March 4, 2011
Vijay Ganesh
Constraint solvers such as Boolean SAT or modular arithmetic solvers are increasingly playing a key role in the construction of reliable and secure software.
In this talk, I will present two solvers STP and HAMPI. STP is a solver for the quantifier-free theory of bit-vectors and arrays, a theory whose satisfiability problem is NP-complete. STP has been used in developing a variety of new software engineering techniques from areas such as formal methods, program analysis and testing. STP enabled a new and exciting testing technique known as Concolic testing.

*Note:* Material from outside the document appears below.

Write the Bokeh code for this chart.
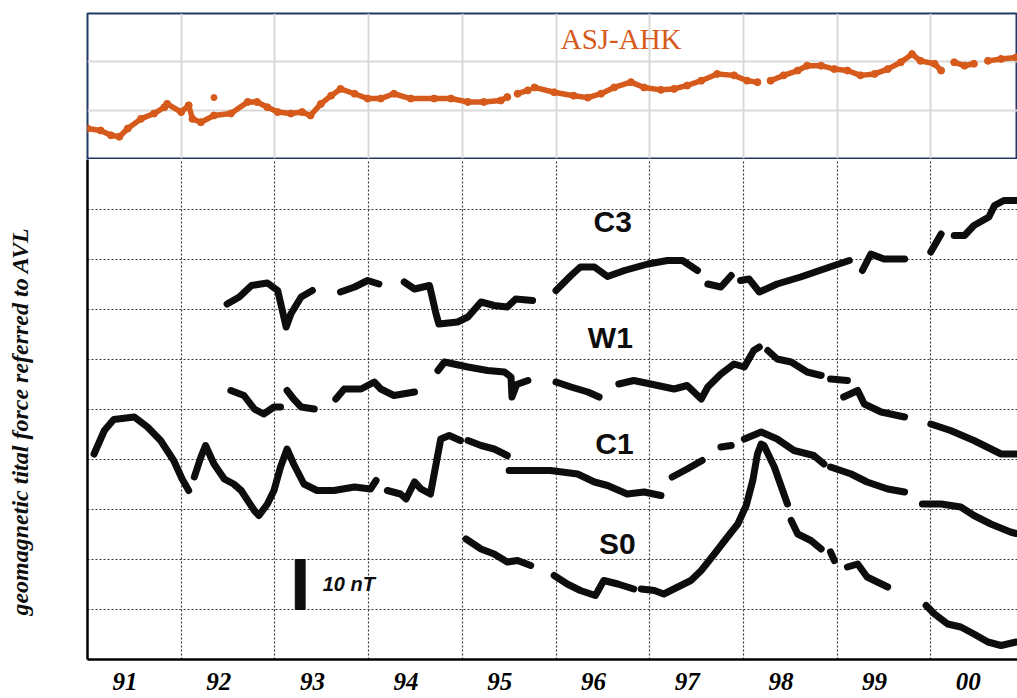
import numpy as np
from bokeh.plotting import figure
from bokeh.layouts import column
from bokeh.models import Range1d, FixedTicker, CustomJSTickFormatter
from bokeh.embed import file_html
from bokeh.resources import INLINE
from bokeh.core.properties import value

# ---------------- data ----------------
years = list(range(1991, 2002))
tick_labels = ["91", "92", "93", "94", "95", "96", "97", "98", "99", "00"]

# ASJ-AHK (top panel), segments
asj_x = [
    [1991.00, 1991.14, 1991.25, 1991.34, 1991.43, 1991.57, 1991.71, 1991.82, 1991.85, 1992.00, 1992.08, 1992.12,
     1992.21, 1992.35, 1992.53, 1992.71, 1992.81, 1992.92, 1993.03, 1993.17, 1993.29, 1993.38, 1993.49, 1993.60,
     1993.70, 1993.85, 1993.99, 1994.13, 1994.27, 1994.45, 1994.70, 1994.88, 1995.06, 1995.23, 1995.41, 1995.48],
    [1995.59, 1995.70],
    [1995.77, 1995.98, 1996.19, 1996.34, 1996.48, 1996.62, 1996.80, 1996.94, 1997.12, 1997.26, 1997.40, 1997.55,
     1997.72, 1997.90, 1998.04, 1998.15],
    [1998.29, 1998.43, 1998.58, 1998.68, 1998.83, 1998.97, 1999.11, 1999.25, 1999.40, 1999.54, 1999.68, 1999.80,
     1999.89, 2000.04, 2000.11],
    [2000.25, 2000.36, 2000.46],
    [2000.61, 2000.75, 2000.91],
]
asj_y = [
    [6.2, 5.8, 4.8, 4.5, 6.2, 8.2, 9.3, 10.6, 11.3, 9.6, 11.0, 8.2,
     7.5, 8.9, 9.3, 11.7, 11.7, 10.6, 9.6, 9.3, 9.6, 8.9, 11.3, 13.0,
     14.4, 13.4, 12.4, 12.4, 13.4, 12.4, 12.4, 12.4, 11.7, 11.7, 12.0, 12.7],
    [13.4, 14.1],
    [14.7, 13.7, 13.0, 12.6, 13.4, 14.7, 15.8, 14.7, 14.2, 14.4, 15.1, 16.1,
     17.5, 17.2, 16.1, 15.8],
    [16.1, 17.2, 18.2, 19.2, 19.2, 18.5, 18.2, 17.2, 17.5, 18.5, 19.9, 21.6,
     20.2, 19.6, 18.2],
    [19.9, 19.2, 19.6],
    [20.2, 20.6, 20.9],
]
asj_out_x = [1992.35]
asj_out_y = [12.6]

# C3
c3_x = [
    [1992.49, 1992.62, 1992.75, 1992.85, 1992.92, 1993.03, 1993.12, 1993.17, 1993.28, 1993.40],
    [1993.70, 1993.85, 1993.99, 1994.11],
    [1994.38, 1994.49, 1994.65, 1994.72, 1994.75, 1994.95, 1995.06, 1995.20, 1995.34, 1995.48, 1995.57, 1995.75],
    [1996.00, 1996.16, 1996.26, 1996.41, 1996.55, 1996.73, 1996.98, 1997.19, 1997.35, 1997.51],
    [1997.62, 1997.76, 1997.87],
    [1997.97, 1998.06, 1998.17, 1998.36, 1998.61, 1998.86, 1998.97, 1999.13],
    [1999.27, 1999.36, 1999.50, 1999.72],
    [2000.00, 2000.11],
    [2000.25, 2000.36, 2000.46, 2000.62, 2000.68, 2000.78, 2000.91],
]
c3_y = [
    [71.1, 72.5, 74.8, 75.1, 75.3, 73.8, 66.5, 69.1, 72.5, 73.8],
    [73.5, 74.5, 75.8, 75.1],
    [75.5, 74.1, 74.8, 69.1, 67.1, 67.5, 68.5, 71.5, 70.8, 70.5, 72.1, 71.8],
    [73.8, 76.8, 78.5, 78.5, 76.6, 77.8, 79.1, 79.8, 79.8, 77.8],
    [75.1, 74.5, 76.8],
    [75.8, 76.1, 73.5, 75.1, 76.5, 78.1, 78.8, 79.8],
    [77.8, 81.1, 80.1, 80.1],
    [81.5, 85.1],
    [84.8, 84.8, 86.8, 88.5, 90.8, 91.8, 91.8],
]

# W1
w1_x = [
    [1992.53, 1992.67, 1992.78, 1992.88, 1992.99, 1993.06],
    [1993.13, 1993.20, 1993.28, 1993.42],
    [1993.65, 1993.74, 1993.92, 1994.06, 1994.13, 1994.27, 1994.49],
    [1994.74, 1994.81, 1995.06, 1995.27, 1995.45, 1995.52, 1995.53, 1995.58, 1995.70],
    [1996.00, 1996.16, 1996.34, 1996.46],
    [1996.67, 1996.83, 1997.01, 1997.26, 1997.40, 1997.55, 1997.62, 1997.76, 1997.90, 1998.01, 1998.11, 1998.17],
    [1998.26, 1998.36, 1998.51, 1998.68, 1998.83],
    [1998.93, 1999.11],
    [1999.07, 1999.22, 1999.29, 1999.47, 1999.72],
    [2000.00, 2000.21, 2000.46, 2000.75, 2000.91],
]
w1_y = [
    [53.8, 52.8, 50.1, 49.1, 50.5, 50.5],
    [53.8, 52.1, 50.5, 50.1],
    [52.1, 54.1, 54.1, 55.5, 54.1, 52.8, 53.5],
    [57.8, 59.5, 58.5, 57.8, 57.5, 56.5, 52.5, 55.0, 55.8],
    [55.5, 54.5, 53.5, 52.5],
    [55.1, 55.8, 55.1, 54.1, 54.8, 52.1, 54.5, 57.1, 59.1, 58.5, 61.8, 62.5],
    [61.8, 60.1, 59.5, 57.5, 56.8],
    [56.1, 55.8],
    [52.5, 53.8, 51.1, 49.5, 48.5],
    [47.1, 45.8, 43.8, 41.1, 41.1],
]

# C1
c1_x = [
    [1991.07, 1991.18, 1991.28, 1991.50, 1991.64, 1991.78, 1991.92, 1992.01, 1992.08],
    [1992.14, 1992.21, 1992.26, 1992.35, 1992.46, 1992.56, 1992.64, 1992.78, 1992.83, 1992.92, 1992.99, 1993.06,
     1993.13, 1993.20, 1993.31, 1993.45, 1993.63, 1993.85, 1994.02, 1994.08],
    [1994.20, 1994.34, 1994.40, 1994.49, 1994.56, 1994.66, 1994.70, 1994.77, 1994.86, 1994.98],
    [1995.06, 1995.20, 1995.34, 1995.48],
    [1995.50, 1995.70, 1995.94, 1996.23, 1996.41, 1996.55, 1996.76, 1996.94, 1997.12],
    [1997.24, 1997.40, 1997.56],
    [1997.76, 1997.87],
    [1998.01, 1998.19, 1998.36, 1998.54, 1998.75, 1998.86],
    [1998.93, 1999.15, 1999.32, 1999.54, 1999.72],
    [1999.91, 2000.11, 2000.32, 2000.46, 2000.64, 2000.85, 2000.91],
]
c1_y = [
    [41.1, 45.8, 48.0, 48.5, 46.5, 43.8, 39.8, 36.1, 33.8],
    [36.5, 40.5, 42.8, 39.1, 36.1, 35.1, 33.8, 29.8, 28.8, 31.1, 33.8, 38.5,
     42.1, 39.1, 35.1, 33.8, 33.8, 34.5, 34.1, 35.8],
    [33.8, 33.1, 32.1, 35.5, 34.1, 33.1, 37.1, 44.1, 44.8, 43.8],
    [43.8, 42.8, 42.1, 40.8],
    [37.8, 37.8, 37.8, 37.1, 35.5, 34.8, 33.1, 33.5, 32.8],
    [36.5, 38.1, 39.8],
    [42.5, 42.8],
    [44.1, 45.5, 44.1, 41.8, 40.8, 39.1],
    [38.5, 37.1, 35.5, 34.1, 33.5],
    [31.1, 31.1, 30.5, 28.8, 27.1, 25.5, 25.2],
]

# S0
s0_x = [
    [1995.04, 1995.20, 1995.34, 1995.48, 1995.59, 1995.73],
    [1995.98, 1996.12, 1996.26, 1996.42, 1996.51, 1996.66, 1996.83],
    [1996.91, 1997.05, 1997.15, 1997.30, 1997.44, 1997.55, 1997.69, 1997.83, 1997.94, 1998.03, 1998.10, 1998.15,
     1998.19, 1998.22, 1998.33, 1998.47],
    [1998.51, 1998.58, 1998.72, 1998.83],
    [1998.93, 1998.97],
    [1999.11, 1999.22, 1999.32, 1999.54],
    [1999.95, 2000.04, 2000.18, 2000.32, 2000.46, 2000.61, 2000.75, 2000.91],
]
s0_y = [
    [24.1, 22.1, 21.1, 19.5, 19.8, 18.8],
    [16.8, 15.1, 13.8, 12.8, 15.8, 15.1, 14.1],
    [14.1, 13.8, 13.1, 14.5, 15.8, 17.8, 21.1, 24.5, 27.1, 30.8, 35.8, 41.1,
     43.1, 42.8, 38.5, 31.1],
    [27.8, 25.1, 23.8, 22.1],
    [21.5, 19.8],
    [18.5, 19.1, 16.5, 14.5],
    [10.8, 9.1, 7.1, 6.5, 5.1, 3.5, 2.8, 3.5],
]

series_names = ["C3", "W1", "C1", "S0"]
name_x = [1996.40, 1996.34, 1996.42, 1996.46]
name_y = [87.6, 64.5, 43.2, 23.2]

scale_bar_x = 1993.27
scale_bar_bottom = 10
scale_bar_len = 10  # nT

y_title = "geomagnetic tital force referred to AVL"

# ---------------- style ----------------
ORANGE = "#d65a1b"
NAVY = "#203864"
BLACK = "#0d0d0d"
x_end = 1991 + 930 / 93.7

x_range = Range1d(1991, x_end)

# top panel
pt = figure(width=1017, height=159, x_range=x_range, y_range=Range1d(0, 30),
            output_backend="svg", toolbar_location=None,
            min_border_left=87, min_border_right=0, min_border_top=13, min_border_bottom=1)
pt.xaxis.visible = False
pt.yaxis.visible = False
pt.xgrid.ticker = FixedTicker(ticks=years[1:10])
pt.ygrid.ticker = FixedTicker(ticks=[10, 20])
pt.grid.grid_line_color = "#d9d9d9"
pt.grid.grid_line_width = 2
pt.outline_line_color = NAVY
pt.outline_line_width = 2
pt.background_fill_color = "white"
pt.border_fill_color = "white"

pt.multi_line(xs=asj_x, ys=asj_y, line_color=ORANGE, line_width=5.5, line_join="round", line_cap="round")
for sx, sy in zip(asj_x, asj_y):
    pt.scatter(x=sx, y=sy, size=7, color=ORANGE)
pt.scatter(x=asj_out_x, y=asj_out_y, size=6, color=ORANGE)
pt.text(x=[1996.05], y=[24.7], text=["ASJ-AHK"], text_font=value("Liberation Serif"),
        text_font_size="29px", text_color=ORANGE, text_baseline="alphabetic", text_align="left")

# bottom panel
pb = figure(width=1017, height=539, x_range=x_range, y_range=Range1d(0, 100),
            output_backend="svg", toolbar_location=None,
            min_border_left=87, min_border_right=0, min_border_top=0, min_border_bottom=39)
pb.outline_line_color = None
pb.background_fill_color = "white"
pb.border_fill_color = "white"

pb.xgrid.ticker = FixedTicker(ticks=years[1:10])
pb.ygrid.ticker = FixedTicker(ticks=list(range(10, 100, 10)))
pb.grid.grid_line_color = "#3a3a3a"
pb.grid.grid_line_width = 1.2
pb.grid.grid_line_dash = "2 2"

pb.xaxis.ticker = FixedTicker(ticks=[y + 0.40 for y in years[:10]])
pb.xaxis.formatter = CustomJSTickFormatter(args=dict(labels=tick_labels),
                                           code="return labels[Math.floor(tick) - 1991] || '';")
pb.xaxis.axis_line_width = 2.5
pb.xaxis.axis_line_color = "black"
pb.xaxis.major_tick_line_color = None
pb.xaxis.minor_tick_line_color = None
pb.xaxis.major_tick_out = 0
pb.xaxis.major_tick_in = 0
pb.xaxis.major_label_standoff = 13
pb.xaxis.major_label_text_font = "Liberation Serif"
pb.xaxis.major_label_text_font_style = "bold italic"
pb.xaxis.major_label_text_font_size = "25px"
pb.xaxis.major_label_text_color = "black"

pb.yaxis.ticker = FixedTicker(ticks=[])
pb.yaxis.axis_line_width = 2.5
pb.yaxis.axis_line_color = "black"
pb.yaxis.major_tick_out = 0
pb.yaxis.major_tick_in = 0
pb.yaxis.major_label_standoff = 0
pb.yaxis.minor_tick_line_color = None
pb.yaxis.axis_label = y_title + "\u00a0" * 4
pb.yaxis.axis_label_standoff = 55
pb.yaxis.axis_label_text_font = "Liberation Serif"
pb.yaxis.axis_label_text_font_style = "bold italic"
pb.yaxis.axis_label_text_font_size = "24px"
pb.yaxis.axis_label_text_color = BLACK

for xs, ys in [(c3_x, c3_y), (w1_x, w1_y), (c1_x, c1_y), (s0_x, s0_y)]:
    pb.multi_line(xs=xs, ys=ys, line_color=BLACK, line_width=7, line_join="round", line_cap="round")

pb.text(x=name_x, y=name_y, text=series_names, text_font=value("Liberation Sans"), text_font_style="bold",
        text_font_size="30px", text_color=BLACK, text_baseline="alphabetic", text_align="left")

pb.vbar(x=[scale_bar_x], bottom=[scale_bar_bottom], top=[scale_bar_bottom + scale_bar_len],
        width=0.105, color=BLACK)
pb.text(x=[1993.51], y=[15.1], text=["10 nT"], text_font=value("Liberation Sans"),
        text_font_style="bold italic", text_font_size="20px", text_color=BLACK,
        text_baseline="alphabetic", text_align="left")

layout = column(pt, pb, spacing=0)
open("out.html", "w").write(file_html(layout, INLINE))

STP-enabled Concolic testers have been used to find hundreds of previously unknown errors in Unix utilities, C/C++ libraries, media players, and commercial software, some with approximately a million lines of code. HAMPI is a solver for a rich theory of equality over bounded string variables, bounded regular expressions and context-free grammars, another theory whose satisfiability problem is NP-complete. HAMPI is primarily aimed at analysis of string-manipulating programs such as web applications and scripts. HAMPI has been used to find many unknown SQL injection vulnerabilities in applications with more than 100,000 lines of PHP code using static and dynamic analysis.
I will discuss the techniques that make these solvers scale to formulas with millions of variables and constraints derived from real-world software engineering applications. I will also discuss some related theoretical results. Finally, I will talk about what the future for solvers might look like with a focus on multi-cores and programming language design.